[Feature Request] Add message queue between model clients and vllm or ollama servers

camel-ai / camel

🐫 CAMEL: Finding the Scaling Law of Agents. The first and the best multi-agent framework. https://www.camel-ai.org

https://docs.camel-ai.org/

Apache License 2.0

5.71k stars 695 forks source link

[Feature Request] Add message queue between model clients and vllm or ollama servers #747

Open lightaime opened 4 months ago

lightaime commented 4 months ago

Required prerequisites

[X] I have searched the Issue Tracker and Discussions that this hasn't already been reported. (+1 or comment there if it has.)
[ ] Consider asking first in a Discussion.

Motivation

For load balance between multiple model clients and vllm or ollama servers:

[ ] Add Kafka: https://kafka.apache.org/08/documentation.html

The message queue abstraction can be also used for workforce or task assignment. We should take this into consideration.

Solution

No response

Alternatives

No response

Additional context

No response

Asher-hss commented 4 months ago

Perhaps RabbitMQ is also a good choice?

Wendong-Fan commented 3 months ago

from Guohao: we can use message queue to do message exchange and load balance in CAMEL the design maybe a little bit different based on the case

Wendong-Fan commented 3 months ago

Agent - Agent Task -Agent Agent - Model

the queue is independent and will not expose to user

lightaime commented 3 months ago

A good design may be

AgentModelLoaderBalancer(model_server_urls: List[str]) -> loader_balancer_url: str

Wendong-Fan commented 3 months ago

can make it as an independent package

sfc-gh-yihuang2 commented 3 months ago

Could you please provide more context about the feature and its requirements? I have the following questions:

What is the size of the messages (average or maximum, or estimation)?
What kind of message ordering is required? For example, total ordering across agents, per-agent ordering, or is ordering not a concern?
What level of message delivery guarantee is needed (e.g., at least once, at most once, exactly once)?

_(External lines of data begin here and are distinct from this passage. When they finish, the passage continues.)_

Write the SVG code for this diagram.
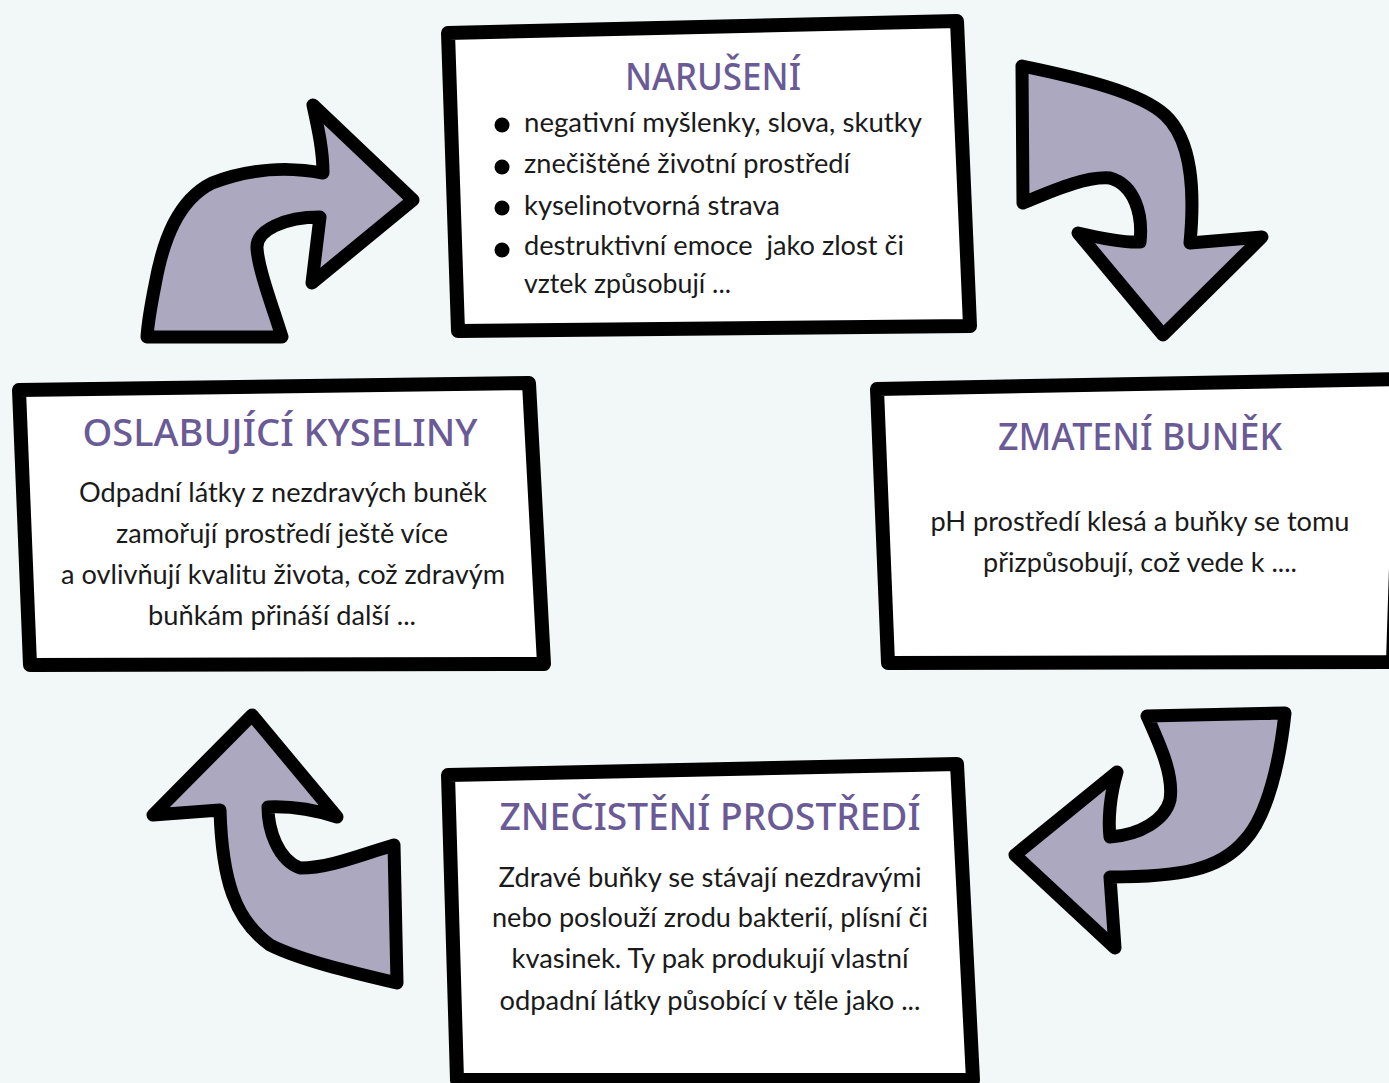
<svg xmlns="http://www.w3.org/2000/svg" width="1389" height="1083" viewBox="0 0 1389 1083">
  <style>
    .box { fill: #ffffff; stroke: #000000; stroke-width: 14; stroke-linejoin: round; }
    .arrow { fill: #aca8bf; stroke: #000000; stroke-width: 13; stroke-linejoin: round; }
    .title { font-family: "Noto Sans", "DejaVu Sans", sans-serif; font-size: 38px; font-weight: 500; fill: #6a5a96; text-anchor: middle; }
    .body { font-family: Lato, "Open Sans", "Liberation Sans", sans-serif; font-size: 27px; fill: #1a1a1a; }
    .center { text-anchor: middle; }
    .bullet { fill: #000000; }
  </style>

  <rect width="1389" height="1083" fill="#f2f8f8"/>

  <!-- curved arrows linking the four stages -->
  <g id="connectors">
    <path class="arrow" d="M147,337 L282,337 C272,305 258,268 257,248 C256,230 285,217 320,217 L312,283 L413,200 L313,105 C318,128 323,150 323,173 C290,167 250,168 212,183 C178,200 163,240 155,285 C151,305 148,322 147,337 Z"/>
    <path class="arrow" d="M1022,66 C1080,78 1140,92 1165,115 C1192,140 1195,190 1190,243 L1262,237 L1163,335 L1078,233 C1100,238 1125,243 1140,242 C1143,215 1135,185 1110,178 C1085,176 1050,192 1023,203 Z"/>
    <path class="arrow" d="M1147,716 L1285,713 C1280,760 1268,815 1245,840 C1220,870 1180,877 1110,877 L1115,948 L1015,855 L1117,772 C1110,795 1108,820 1110,837 C1140,835 1165,820 1170,800 C1174,775 1160,745 1147,716 Z"/>
    <path class="arrow" d="M252,715 L337,817 C315,810 290,806 268,807 C268,830 278,860 300,868 C330,868 360,855 394,845 L397,983 C350,972 300,960 270,945 C235,920 222,880 220,810 L153,815 Z"/>
  </g>

  <!-- top stage -->
  <g id="node-naruseni">
    <polygon class="box" points="448,33 957,21 970,326 458,331"/>
    <text class="title" x="713" y="90" textLength="176" lengthAdjust="spacingAndGlyphs">NARUŠENÍ</text>
    <circle class="bullet" cx="502" cy="125" r="7.5"/>
    <circle class="bullet" cx="502" cy="167" r="7.5"/>
    <circle class="bullet" cx="502" cy="208" r="7.5"/>
    <circle class="bullet" cx="502" cy="250" r="7.5"/>
    <text class="body" x="524" y="132" textLength="398" lengthAdjust="spacingAndGlyphs">negativní myšlenky, slova, skutky</text>
    <text class="body" x="524" y="173" textLength="326" lengthAdjust="spacingAndGlyphs">znečištěné životní prostředí</text>
    <text class="body" x="524" y="215" textLength="256" lengthAdjust="spacingAndGlyphs">kyselinotvorná strava</text>
    <text class="body" x="524" y="255" textLength="380" lengthAdjust="spacingAndGlyphs" xml:space="preserve">destruktivní emoce  jako zlost či</text>
    <text class="body" x="524" y="293" textLength="207" lengthAdjust="spacingAndGlyphs">vztek způsobují ...</text>
  </g>

  <!-- right stage -->
  <g id="node-zmateni">
    <polygon class="box" points="877,389 1402,379 1393,662 888,663"/>
    <text class="title" x="1140" y="450" textLength="284" lengthAdjust="spacingAndGlyphs">ZMATENÍ BUNĚK</text>
    <text class="body center" x="1140" y="531" textLength="419" lengthAdjust="spacingAndGlyphs">pH prostředí klesá a buňky se tomu</text>
    <text class="body center" x="1140" y="572" textLength="314" lengthAdjust="spacingAndGlyphs">přizpůsobují, což vede k ....</text>
  </g>

  <!-- left stage -->
  <g id="node-oslabujici">
    <polygon class="box" points="19,390 529,383 544,664 30,665"/>
    <text class="title" x="280" y="446" textLength="395" lengthAdjust="spacingAndGlyphs">OSLABUJÍCÍ KYSELINY</text>
    <text class="body center" x="283" y="502" textLength="408" lengthAdjust="spacingAndGlyphs">Odpadní látky z nezdravých buněk</text>
    <text class="body center" x="282" y="543" textLength="332" lengthAdjust="spacingAndGlyphs">zamořují prostředí ještě více</text>
    <text class="body center" x="283" y="584" textLength="444" lengthAdjust="spacingAndGlyphs">a ovlivňují kvalitu života, což zdravým</text>
    <text class="body center" x="282" y="625" textLength="268" lengthAdjust="spacingAndGlyphs">buňkám přináší další ...</text>
  </g>

  <!-- bottom stage -->
  <g id="node-znecisteni">
    <polygon class="box" points="448,775 957,764 973,1080 457,1080"/>
    <text class="title" x="710" y="830" textLength="421" lengthAdjust="spacingAndGlyphs">ZNEČISTĚNÍ PROSTŘEDÍ</text>
    <text class="body center" x="710" y="887" textLength="423" lengthAdjust="spacingAndGlyphs">Zdravé buňky se stávají nezdravými</text>
    <text class="body center" x="710" y="927" textLength="436" lengthAdjust="spacingAndGlyphs">nebo poslouží zrodu bakterií, plísní či</text>
    <text class="body center" x="710" y="968" textLength="397" lengthAdjust="spacingAndGlyphs">kvasinek. Ty pak produkují vlastní</text>
    <text class="body center" x="710" y="1010" textLength="421" lengthAdjust="spacingAndGlyphs">odpadní látky působící v těle jako ...</text>
  </g>
</svg>
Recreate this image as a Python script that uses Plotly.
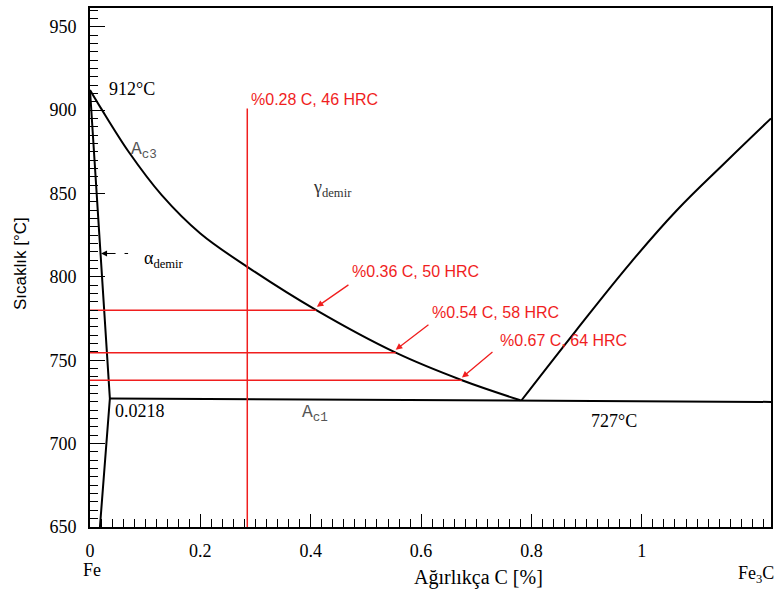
import plotly.graph_objects as go

# Ac3 curve (gamma / alpha+gamma boundary)
ac3_c = [0.0, 0.02, 0.07, 0.13, 0.2, 0.285, 0.41, 0.554, 0.674, 0.78]
ac3_t = [912, 901, 875, 849, 826, 806, 780, 754.5, 738, 726]
# Acm curve
acm_c = [0.782, 0.880, 0.981, 1.063, 1.153, 1.234]
acm_t = [726, 767.5, 809, 839.8, 869.2, 895]
# alpha boundary and solvus
alpha_c = [0.0, 0.036, 0.018]
alpha_t = [912, 727, 650]
# Ac1 line
ac1_c = [0.036, 0.78, 1.234]
ac1_t = [727, 726, 725]

# red sample lines
sample_c = [0.28, 0.36, 0.54, 0.67]
sample_hrc = [46, 50, 58, 64]
vert_c = 0.285
vert_t = [650, 901]
horiz_t = [780, 754.5, 738]
horiz_end_c = [0.41, 0.554, 0.674]

x_ticks = [0, 0.2, 0.4, 0.6, 0.8, 1]
x_ticklabels = ["0", "0.2", "0.4", "0.6", "0.8", "1"]
y_ticks = [650, 700, 750, 800, 850, 900, 950]

BLACK = "black"
RED = "#f01e1e"
SERIF = "Liberation Serif"
SANS = "Liberation Sans"
MONO = "Liberation Mono"

fig = go.Figure()

def line(x, y, color=BLACK, width=2, shape="linear", dash="solid", smoothing=1.0):
    fig.add_trace(go.Scatter(x=x, y=y, mode="lines",
                             line=dict(color=color, width=width, shape=shape, dash=dash, smoothing=smoothing),
                             hoverinfo="skip", showlegend=False))

line(ac3_c, ac3_t, shape="spline")
line(acm_c, acm_t, shape="spline", smoothing=1.2)
line(alpha_c, alpha_t)
line(ac1_c, ac1_t)

# red lines
line([vert_c, vert_c], vert_t, color=RED, width=1.5)
for t, c in zip(horiz_t, horiz_end_c):
    line([0, c], [t, t], color=RED, width=1.5)

# alpha dashed pointer
line([0.03, 0.069], [814, 814], color=BLACK, width=1, dash="dash")

annotations = []
# red labels
lab_pos = [(0.288, 906.3), (0.471, 803.5), (0.616, 778.4), (0.739, 761.7)]
for (c, h), (lx, ly) in zip(zip(sample_c, sample_hrc), lab_pos):
    annotations.append(dict(x=lx, y=ly, xref="x", yref="y", text=f"%{c} C, {h} HRC", showarrow=False,
                            xanchor="left", yanchor="middle", font=dict(family=SANS, size=16, color=RED)))
# red arrows (tail -> tip)
arrows = [((0.471, 795.8), (0.411, 782.0)), ((0.616, 771.9), (0.554, 756.3)), ((0.732, 755.7), (0.674, 739.6))]
for (tx, ty), (hx, hy) in arrows:
    annotations.append(dict(x=hx, y=hy, ax=tx, ay=ty, xref="x", yref="y", axref="x", ayref="y", text="",
                            showarrow=True, arrowhead=2, arrowsize=1, arrowwidth=1.3, arrowcolor=RED))
# alpha arrowhead
annotations.append(dict(x=0.02, y=814, ax=0.04, ay=814, xref="x", yref="y", axref="x", ayref="y", text="",
                        showarrow=True, arrowhead=2, arrowsize=1, arrowwidth=1.2, arrowcolor=BLACK))

def txt(x, y, s, font, size, color=BLACK, xanchor="left", xref="x", yref="y", angle=0):
    annotations.append(dict(x=x, y=y, xref=xref, yref=yref, text=s, showarrow=False, xanchor=xanchor,
                            yanchor="middle", textangle=angle, font=dict(family=font, size=size, color=color)))

txt(0.03, 912.5, "912°C", SERIF, 18)
txt(0.07, 876, "A<sub>c3</sub>", MONO, 18, color="#555")
txt(0.4, 853, "γ<sub>demir</sub>", SERIF, 18, color="#333")
txt(0.095, 810.5, "α<sub>demir</sub>", SERIF, 18)
txt(0.041, 719.5, "0.0218", SERIF, 18)
txt(0.38, 718, "A<sub>c1</sub>", MONO, 18, color="#555")
txt(0.905, 713.5, "727°C", SERIF, 18)

# outside labels
txt(0.003, -0.083, "Fe", SERIF, 18, xanchor="center", yref="paper")
txt(1.207, -0.092, "Fe<sub>3</sub>C", SERIF, 18, xanchor="center", yref="paper")
txt(0.5699, -0.098, "Ağırlıkça C [%]", SERIF, 20, xanchor="center", xref="paper", yref="paper")
txt(-0.1028, 0.5086, "Sıcaklık [°C]", SANS, 17, xanchor="center", xref="paper", yref="paper", angle=-90)

fig.update_layout(
    width=779, height=596,
    margin=dict(l=90, r=8, t=6, b=69),
    plot_bgcolor="white", paper_bgcolor="white",
    font=dict(family=SERIF, size=18, color=BLACK),
    annotations=annotations,
    showlegend=False,
)
fig.update_xaxes(range=[0, 1.234], tickvals=x_ticks, ticktext=x_ticklabels, ticks="inside", ticklen=13,
                 tickwidth=1, tickcolor=BLACK, showgrid=False, zeroline=False, showline=True, linewidth=2,
                 linecolor=BLACK, mirror=True, tickfont=dict(family=SERIF, size=18, color=BLACK, weight="normal"),
                 ticklabelstandoff=6,
                 minor=dict(dtick=0.02, tick0=0, ticks="inside", ticklen=8, tickwidth=1, tickcolor=BLACK, showgrid=False))
fig.update_yaxes(range=[650, 961.2], tickvals=y_ticks, ticks="inside", ticklen=15, tickwidth=1, tickcolor=BLACK,
                 showgrid=False, zeroline=False, showline=True, linewidth=2, linecolor=BLACK, mirror=True,
                 tickfont=dict(family=SERIF, size=18, color=BLACK, weight="normal"), ticklabelstandoff=8,
                 minor=dict(dtick=5, tick0=650, ticks="inside", ticklen=8, tickwidth=1, tickcolor=BLACK, showgrid=False))

fig.write_html("out.html")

Additionally, could someone please explain the abstraction of 'Task' to me? I would really appreciate it.

Thanks!

Appointat commented 3 months ago

@sfc-gh-yihuang-2 Hello, thank you for your interest in this issue. Since this feature is still under research and design, some information may not be accurate:

The number of messages will far exceed what the limited llm models can "evenly" handle (it will be on a much larger scale).
Message order is based on priority (msg priority or agent priority) and some other optimization algorithms.
We prefer "exactly once," but theoretically, we should ensure at least once.

The Task is just a task that needs to be solved by the agents.